Six of the best rosés

Château Léoube Rosé de Léoube, Côtes de Provence, France 2014 (£14.50, vintageroots.co.uk)
If you were looking for a wine that sums up the soft, hazy, gently refreshing charms of Provençale dry rosé this might just be it: from organic vineyards, it has a pulse of redcurrant acidity and just a touch of leafy herb to go with that bouillabaisse.

Château d’Esclans Whispering Angel, Côtes de Provence, France 2013 (£16.50, slurp.co.uk)
Sacha Lichine’s set up his Provence estate in 2005 with the aim of making fine (and expensive) rosé. He’s succeeded in both missions with white burgundy-like Garrus (£60 a pop), while this is a gorgeous, subtly insinuating, delicate dry wine.

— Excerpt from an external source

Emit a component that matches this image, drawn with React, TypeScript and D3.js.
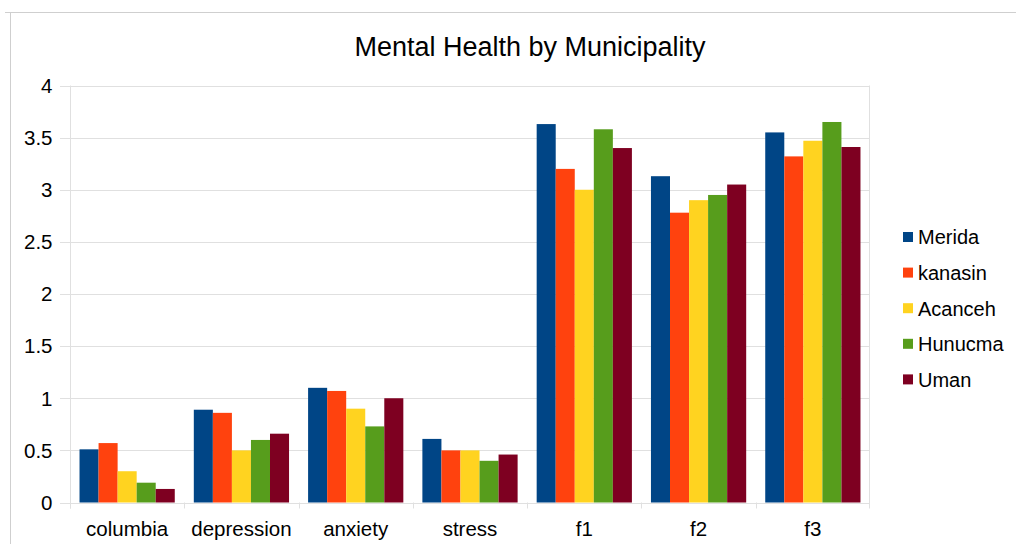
import React from "react";
import * as d3 from "d3";

const categories = ["columbia", "depression", "anxiety", "stress", "f1", "f2", "f3"];
const seriesNames = ["Merida", "kanasin", "Acanceh", "Hunucma", "Uman"];
const merida = [0.51, 0.89, 1.1, 0.61, 3.63, 3.13, 3.55];
const kanasin = [0.57, 0.86, 1.07, 0.5, 3.2, 2.78, 3.32];
const acanceh = [0.3, 0.5, 0.9, 0.5, 3.0, 2.9, 3.47];
const hunucma = [0.19, 0.6, 0.73, 0.4, 3.58, 2.95, 3.65];
const uman = [0.13, 0.66, 1.0, 0.46, 3.4, 3.05, 3.41];
const seriesValues = [merida, kanasin, acanceh, hunucma, uman];
const colors = ["#004586", "#ff420e", "#ffd320", "#579d1c", "#7e0021"];
const yTicks = [0, 0.5, 1, 1.5, 2, 2.5, 3, 3.5, 4];

const W = 1016;
const H = 544;
const left = 70;
const right = 870;
const top = 85.5;
const bottom = 502.5;

export default function App() {
  const x0 = d3.scaleBand<string>().domain(categories).range([left, right]).paddingInner(0).paddingOuter(0);
  const bw = x0.bandwidth();
  const x1 = d3.scaleBand<string>().domain(seriesNames).range([bw / 12, (bw * 11) / 12]).padding(0);
  const y = d3.scaleLinear().domain([0, 4]).range([bottom, top]);
  const font = "'Liberation Sans', Arial, sans-serif";

  return (
    <svg width={W} height={H} style={{ position: "absolute", left: 0, top: 0 }} fontFamily={font}>
      <rect x={0} y={0} width={W} height={H} fill="#fff" />
      {/* outer frame */}
      <line x1={5} x2={W} y1={12.5} y2={12.5} stroke="#cfcfcf" />
      <line x1={10.5} x2={10.5} y1={12.5} y2={H} stroke="#cfcfcf" />
      <text x={530} y={56} textAnchor="middle" fontSize={27} fill="#000">
        Mental Health by Municipality
      </text>
      {/* gridlines */}
      {yTicks.map((t) => (
        <g key={t}>
          <line x1={60} x2={right} y1={Math.round(y(t)) + 0.5} y2={Math.round(y(t)) + 0.5} stroke="#e0e0e0" />
          <text x={52.5} y={y(t) + 7.3} textAnchor="end" fontSize={20.5} fill="#000">
            {t}
          </text>
        </g>
      ))}
      <line x1={left + 0.5} x2={left + 0.5} y1={top} y2={bottom + 6} stroke="#e0e0e0" />
      <line x1={right - 0.5} x2={right - 0.5} y1={top} y2={bottom + 6} stroke="#e0e0e0" />
      {categories.map((c) => (
        <line key={"t" + c} x1={Math.round(x0(c)!) + 0.5} x2={Math.round(x0(c)!) + 0.5} y1={bottom} y2={bottom + 6} stroke="#e0e0e0" />
      ))}
      {/* bars */}
      {seriesNames.map((s, si) => (
        <g key={s} fill={colors[si]}>
          {categories.map((c, ci) => {
            const v = seriesValues[si][ci];
            const bx = x0(c)! + x1(s)!;
            return <rect key={c} x={bx} y={y(v)} width={x1.bandwidth()} height={bottom - y(v)} />;
          })}
        </g>
      ))}
      {/* x labels */}
      {categories.map((c) => (
        <text key={"l" + c} x={x0(c)! + bw / 2} y={536} textAnchor="middle" fontSize={20.5} fill="#000">
          {c}
        </text>
      ))}
      {/* legend */}
      {seriesNames.map((s, i) => {
        const cy = 237 + i * 35.6;
        return (
          <g key={"lg" + s}>
            <rect x={903} y={cy - 5} width={10} height={10} fill={colors[i]} />
            <text x={918} y={cy + 7.3} fontSize={20} fill="#000">
              {s}
            </text>
          </g>
        );
      })}
    </svg>
  );
}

Aldi Toro Loco Rosé 2014, Utiel-Requena, Spain (£3.79, Aldi)
Like its Spanish red “mad bull” partner from the same shop, this is a good value party bottle, a robustly bramble- and strawberry-fruited partner for a spread of charcuterie or smoky fish and sausages off the barbie.

Cono Sur Bicicleta Pinot Noir Rosé, Bio-Bio, Chile 2014 (£6.99, Tesco)
Gentle in tannin and soft in red fruit even as a red wine, pinot noir is a logical choice for rosé. One of Chile’s best exponents of the grape, Cono Sur, here uses it to make a plump, juicy, but lively blend of cherry-berry fruitiness.

Domaine Gourt de Mautens Rosé, IGP Vaucluse, France 2010 (£44.99, armitwines.co.uk)
Who says rosé can’t be complex? Not Jérôme Bressy, evidently. Based in the village of Rasteau, his gorgeous, pink brings spice, liquorice, garrigue herbs, subtly chewy texture, and a long mineral finish to the pure tangy raspberry.

Graci Etna Rosato, Sicily, Italy 2013 (£16.95, bbr.com)
Grown on the slopes of Mount Etna, nerello mascalese is the grape behind some of Sicily’s most haunting reds. Graci’s rosé is a watercolour rendition of its qualities, with an intense sweet-sour snap of red cherries.